→ **Problem to solve**
The records below need retyping in full; give them again exactly.
──────── Supplied data ────────
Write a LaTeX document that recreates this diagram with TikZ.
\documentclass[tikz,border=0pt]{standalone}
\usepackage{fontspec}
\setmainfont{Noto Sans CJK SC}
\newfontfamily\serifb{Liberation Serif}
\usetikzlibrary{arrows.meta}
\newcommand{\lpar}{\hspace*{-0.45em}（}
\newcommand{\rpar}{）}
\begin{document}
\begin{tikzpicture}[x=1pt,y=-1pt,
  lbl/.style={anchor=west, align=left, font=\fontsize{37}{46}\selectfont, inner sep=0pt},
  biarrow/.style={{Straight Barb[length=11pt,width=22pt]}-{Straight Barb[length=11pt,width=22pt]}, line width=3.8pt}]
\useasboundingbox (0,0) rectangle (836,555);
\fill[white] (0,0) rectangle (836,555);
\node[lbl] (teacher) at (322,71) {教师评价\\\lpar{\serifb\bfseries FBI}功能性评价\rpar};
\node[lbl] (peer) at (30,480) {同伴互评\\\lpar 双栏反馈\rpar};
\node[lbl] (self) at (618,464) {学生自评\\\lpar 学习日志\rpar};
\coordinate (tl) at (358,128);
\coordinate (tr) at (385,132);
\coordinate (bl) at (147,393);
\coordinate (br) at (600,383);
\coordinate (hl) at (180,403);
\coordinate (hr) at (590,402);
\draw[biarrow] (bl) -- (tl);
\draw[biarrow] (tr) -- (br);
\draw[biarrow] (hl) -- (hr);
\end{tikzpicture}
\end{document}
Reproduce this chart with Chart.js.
────────
→ **Reply**
Write a LaTeX document that recreates this diagram with TikZ.
\documentclass[tikz,border=0pt]{standalone}
\usepackage{fontspec}
\setmainfont{Noto Sans CJK SC}
\newfontfamily\serifb{Liberation Serif}
\usetikzlibrary{arrows.meta}
\newcommand{\lpar}{\hspace*{-0.45em}（}
\newcommand{\rpar}{）}
\begin{document}
\begin{tikzpicture}[x=1pt,y=-1pt,
  lbl/.style={anchor=west, align=left, font=\fontsize{37}{46}\selectfont, inner sep=0pt},
  biarrow/.style={{Straight Barb[length=11pt,width=22pt]}-{Straight Barb[length=11pt,width=22pt]}, line width=3.8pt}]
\useasboundingbox (0,0) rectangle (836,555);
\fill[white] (0,0) rectangle (836,555);
\node[lbl] (teacher) at (322,71) {教师评价\\\lpar{\serifb\bfseries FBI}功能性评价\rpar};
\node[lbl] (peer) at (30,480) {同伴互评\\\lpar 双栏反馈\rpar};
\node[lbl] (self) at (618,464) {学生自评\\\lpar 学习日志\rpar};
\coordinate (tl) at (358,128);
\coordinate (tr) at (385,132);
\coordinate (bl) at (147,393);
\coordinate (br) at (600,383);
\coordinate (hl) at (180,403);
\coordinate (hr) at (590,402);
\draw[biarrow] (bl) -- (tl);
\draw[biarrow] (tr) -- (br);
\draw[biarrow] (hl) -- (hr);
\end{tikzpicture}
\end{document}
Reproduce this chart with Chart.js.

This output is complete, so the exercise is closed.